**Source records**

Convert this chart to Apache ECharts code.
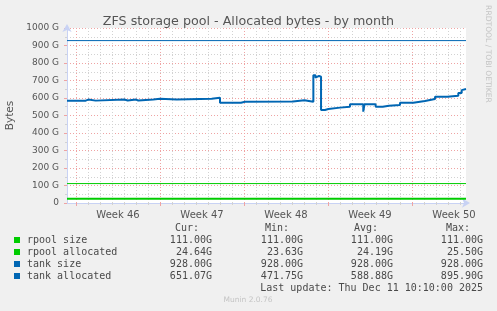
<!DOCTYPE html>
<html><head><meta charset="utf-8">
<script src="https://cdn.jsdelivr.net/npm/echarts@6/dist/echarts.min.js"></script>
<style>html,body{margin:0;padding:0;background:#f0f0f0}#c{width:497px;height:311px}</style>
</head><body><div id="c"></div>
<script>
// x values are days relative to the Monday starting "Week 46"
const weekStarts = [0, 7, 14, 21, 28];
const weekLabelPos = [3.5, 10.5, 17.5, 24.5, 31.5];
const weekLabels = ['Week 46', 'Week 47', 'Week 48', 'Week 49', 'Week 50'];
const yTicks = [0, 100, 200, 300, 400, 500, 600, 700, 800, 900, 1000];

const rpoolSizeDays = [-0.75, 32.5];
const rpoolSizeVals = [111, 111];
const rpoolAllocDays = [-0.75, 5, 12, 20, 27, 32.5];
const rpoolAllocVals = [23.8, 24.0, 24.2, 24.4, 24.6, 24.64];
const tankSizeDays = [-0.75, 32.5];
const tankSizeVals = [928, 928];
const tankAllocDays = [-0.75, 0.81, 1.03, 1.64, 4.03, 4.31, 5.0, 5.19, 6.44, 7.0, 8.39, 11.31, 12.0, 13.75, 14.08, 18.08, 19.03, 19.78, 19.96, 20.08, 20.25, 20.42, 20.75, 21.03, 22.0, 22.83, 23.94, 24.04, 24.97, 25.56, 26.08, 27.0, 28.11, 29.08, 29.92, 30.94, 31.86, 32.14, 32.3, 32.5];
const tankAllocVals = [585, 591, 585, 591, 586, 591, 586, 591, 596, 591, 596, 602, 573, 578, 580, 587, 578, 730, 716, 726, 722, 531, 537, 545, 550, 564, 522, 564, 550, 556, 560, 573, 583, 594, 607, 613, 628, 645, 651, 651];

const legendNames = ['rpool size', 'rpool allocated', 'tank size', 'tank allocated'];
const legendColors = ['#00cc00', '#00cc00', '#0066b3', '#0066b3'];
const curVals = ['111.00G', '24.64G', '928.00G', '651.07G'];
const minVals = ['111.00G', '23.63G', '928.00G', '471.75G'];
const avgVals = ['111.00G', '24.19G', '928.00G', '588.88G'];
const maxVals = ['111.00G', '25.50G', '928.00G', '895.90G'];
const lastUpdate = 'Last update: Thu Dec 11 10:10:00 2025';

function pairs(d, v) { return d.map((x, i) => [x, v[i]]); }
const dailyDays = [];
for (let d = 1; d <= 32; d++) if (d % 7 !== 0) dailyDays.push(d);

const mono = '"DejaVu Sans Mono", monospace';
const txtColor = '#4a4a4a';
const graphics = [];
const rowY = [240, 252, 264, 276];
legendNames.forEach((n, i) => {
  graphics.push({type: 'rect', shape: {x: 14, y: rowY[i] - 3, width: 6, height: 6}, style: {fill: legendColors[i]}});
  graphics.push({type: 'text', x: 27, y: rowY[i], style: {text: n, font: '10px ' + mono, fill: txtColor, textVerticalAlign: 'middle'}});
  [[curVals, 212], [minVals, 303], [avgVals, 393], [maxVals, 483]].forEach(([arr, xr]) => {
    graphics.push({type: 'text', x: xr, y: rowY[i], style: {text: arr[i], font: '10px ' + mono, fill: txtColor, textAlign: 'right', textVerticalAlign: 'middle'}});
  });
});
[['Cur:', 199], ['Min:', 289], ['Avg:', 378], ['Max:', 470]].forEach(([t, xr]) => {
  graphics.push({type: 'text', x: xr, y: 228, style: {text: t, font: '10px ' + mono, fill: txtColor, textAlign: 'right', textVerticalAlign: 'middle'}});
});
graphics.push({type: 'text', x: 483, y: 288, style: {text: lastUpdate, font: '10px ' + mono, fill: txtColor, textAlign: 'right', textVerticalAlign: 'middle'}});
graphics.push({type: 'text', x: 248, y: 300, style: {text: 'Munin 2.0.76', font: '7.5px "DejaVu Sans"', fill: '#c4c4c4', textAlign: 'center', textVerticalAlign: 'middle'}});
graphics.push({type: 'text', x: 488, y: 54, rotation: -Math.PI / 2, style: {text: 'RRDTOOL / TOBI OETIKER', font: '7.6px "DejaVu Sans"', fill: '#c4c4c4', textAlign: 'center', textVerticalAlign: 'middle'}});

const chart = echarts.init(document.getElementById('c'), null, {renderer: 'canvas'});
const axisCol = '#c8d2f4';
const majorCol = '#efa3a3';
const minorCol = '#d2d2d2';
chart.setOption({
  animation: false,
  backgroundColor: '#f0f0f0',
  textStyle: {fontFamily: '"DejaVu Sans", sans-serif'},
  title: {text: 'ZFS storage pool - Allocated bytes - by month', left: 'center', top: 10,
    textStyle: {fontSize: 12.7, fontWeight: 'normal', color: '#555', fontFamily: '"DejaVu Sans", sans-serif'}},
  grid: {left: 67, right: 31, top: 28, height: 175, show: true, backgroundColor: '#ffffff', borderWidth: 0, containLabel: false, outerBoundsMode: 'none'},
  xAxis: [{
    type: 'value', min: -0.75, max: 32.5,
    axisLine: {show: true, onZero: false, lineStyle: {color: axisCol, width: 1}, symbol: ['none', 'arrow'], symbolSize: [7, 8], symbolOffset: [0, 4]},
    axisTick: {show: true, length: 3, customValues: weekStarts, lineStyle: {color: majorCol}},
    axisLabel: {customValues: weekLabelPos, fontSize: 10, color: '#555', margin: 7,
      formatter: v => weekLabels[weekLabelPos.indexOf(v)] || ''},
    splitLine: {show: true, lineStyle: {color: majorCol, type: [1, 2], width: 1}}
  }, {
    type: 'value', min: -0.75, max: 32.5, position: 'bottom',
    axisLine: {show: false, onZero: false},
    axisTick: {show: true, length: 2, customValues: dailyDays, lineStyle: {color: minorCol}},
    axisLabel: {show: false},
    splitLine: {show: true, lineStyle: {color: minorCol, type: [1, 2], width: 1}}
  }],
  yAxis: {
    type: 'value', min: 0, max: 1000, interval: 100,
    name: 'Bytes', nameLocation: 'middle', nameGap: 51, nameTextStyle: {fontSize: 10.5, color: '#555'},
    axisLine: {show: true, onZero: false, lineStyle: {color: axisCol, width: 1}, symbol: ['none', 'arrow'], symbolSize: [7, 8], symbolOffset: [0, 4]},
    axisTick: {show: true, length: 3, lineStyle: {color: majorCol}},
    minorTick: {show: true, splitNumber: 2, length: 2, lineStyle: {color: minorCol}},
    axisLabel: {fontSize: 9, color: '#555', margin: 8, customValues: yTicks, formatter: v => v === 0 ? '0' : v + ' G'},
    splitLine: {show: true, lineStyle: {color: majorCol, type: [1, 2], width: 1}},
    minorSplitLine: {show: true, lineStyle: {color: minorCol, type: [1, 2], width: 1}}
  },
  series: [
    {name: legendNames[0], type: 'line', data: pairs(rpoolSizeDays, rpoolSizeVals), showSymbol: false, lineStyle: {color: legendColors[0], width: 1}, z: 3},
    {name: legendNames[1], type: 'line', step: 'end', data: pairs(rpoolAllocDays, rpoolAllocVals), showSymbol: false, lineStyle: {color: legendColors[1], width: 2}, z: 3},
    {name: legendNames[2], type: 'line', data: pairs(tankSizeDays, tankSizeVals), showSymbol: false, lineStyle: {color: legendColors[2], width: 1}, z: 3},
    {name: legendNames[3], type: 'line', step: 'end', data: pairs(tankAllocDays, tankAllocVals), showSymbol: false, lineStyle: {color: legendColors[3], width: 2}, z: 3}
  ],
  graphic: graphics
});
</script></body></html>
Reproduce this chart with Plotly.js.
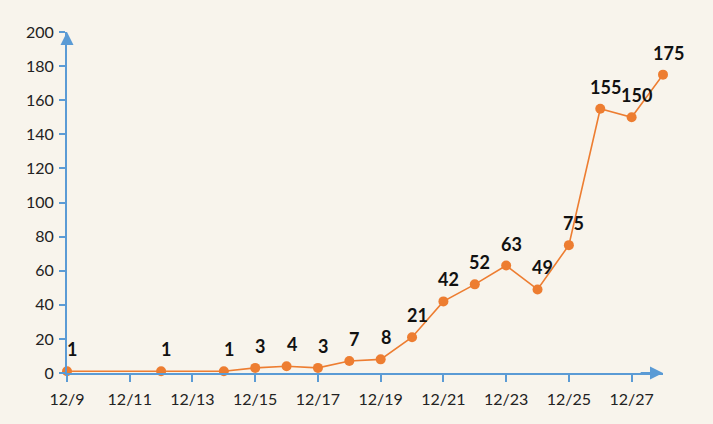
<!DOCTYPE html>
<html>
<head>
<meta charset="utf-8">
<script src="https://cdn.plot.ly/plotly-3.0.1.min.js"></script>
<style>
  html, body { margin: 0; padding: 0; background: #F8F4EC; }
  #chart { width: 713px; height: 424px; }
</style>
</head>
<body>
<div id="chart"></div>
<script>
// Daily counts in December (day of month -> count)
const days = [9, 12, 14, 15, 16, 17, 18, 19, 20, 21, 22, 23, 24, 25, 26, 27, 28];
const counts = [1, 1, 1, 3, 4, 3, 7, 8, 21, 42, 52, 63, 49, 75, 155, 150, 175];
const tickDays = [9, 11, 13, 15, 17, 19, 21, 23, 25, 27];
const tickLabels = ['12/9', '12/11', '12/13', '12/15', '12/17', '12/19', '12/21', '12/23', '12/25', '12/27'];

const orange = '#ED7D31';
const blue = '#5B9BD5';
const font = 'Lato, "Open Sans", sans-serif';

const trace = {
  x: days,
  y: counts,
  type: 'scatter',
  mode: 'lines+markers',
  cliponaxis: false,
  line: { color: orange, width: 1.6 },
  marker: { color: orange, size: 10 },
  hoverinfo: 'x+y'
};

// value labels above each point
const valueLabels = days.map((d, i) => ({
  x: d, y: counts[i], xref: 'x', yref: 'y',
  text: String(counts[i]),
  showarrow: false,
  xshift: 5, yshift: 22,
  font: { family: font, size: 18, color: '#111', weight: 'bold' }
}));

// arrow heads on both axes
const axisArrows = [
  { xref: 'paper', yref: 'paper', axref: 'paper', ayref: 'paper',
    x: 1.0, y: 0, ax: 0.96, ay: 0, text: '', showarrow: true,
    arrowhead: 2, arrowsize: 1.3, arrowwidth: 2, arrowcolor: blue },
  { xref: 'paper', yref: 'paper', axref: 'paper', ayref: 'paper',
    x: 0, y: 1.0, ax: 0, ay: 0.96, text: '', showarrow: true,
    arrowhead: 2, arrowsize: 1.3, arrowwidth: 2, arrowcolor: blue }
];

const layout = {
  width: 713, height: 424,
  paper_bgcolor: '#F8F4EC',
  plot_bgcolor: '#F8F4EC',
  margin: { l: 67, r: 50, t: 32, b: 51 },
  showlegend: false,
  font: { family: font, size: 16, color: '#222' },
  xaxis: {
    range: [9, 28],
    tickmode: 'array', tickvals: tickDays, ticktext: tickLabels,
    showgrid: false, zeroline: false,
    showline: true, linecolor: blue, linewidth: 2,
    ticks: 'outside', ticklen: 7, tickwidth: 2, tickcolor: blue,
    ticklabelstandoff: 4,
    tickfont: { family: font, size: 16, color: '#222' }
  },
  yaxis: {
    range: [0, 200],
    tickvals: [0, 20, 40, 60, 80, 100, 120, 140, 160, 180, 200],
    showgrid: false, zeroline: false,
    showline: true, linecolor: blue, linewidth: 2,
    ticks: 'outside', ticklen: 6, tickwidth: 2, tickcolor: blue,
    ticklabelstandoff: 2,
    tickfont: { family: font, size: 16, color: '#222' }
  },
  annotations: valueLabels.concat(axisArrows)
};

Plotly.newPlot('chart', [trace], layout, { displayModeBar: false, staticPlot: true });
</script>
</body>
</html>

**Task description**
Leave out the pictures and restate, word for word, the lines from the top of the data through the line containing "800, 900, 1000];", both included.

**Full answer**
Convert this chart to Apache ECharts code.
<!DOCTYPE html>
<html><head><meta charset="utf-8">
<script src="https://cdn.jsdelivr.net/npm/echarts@6/dist/echarts.min.js"></script>
<style>html,body{margin:0;padding:0;background:#f0f0f0}#c{width:497px;height:311px}</style>
</head><body><div id="c"></div>
<script>
// x values are days relative to the Monday starting "Week 46"
const weekStarts = [0, 7, 14, 21, 28];
const weekLabelPos = [3.5, 10.5, 17.5, 24.5, 31.5];
const weekLabels = ['Week 46', 'Week 47', 'Week 48', 'Week 49', 'Week 50'];
const yTicks = [0, 100, 200, 300, 400, 500, 600, 700, 800, 900, 1000];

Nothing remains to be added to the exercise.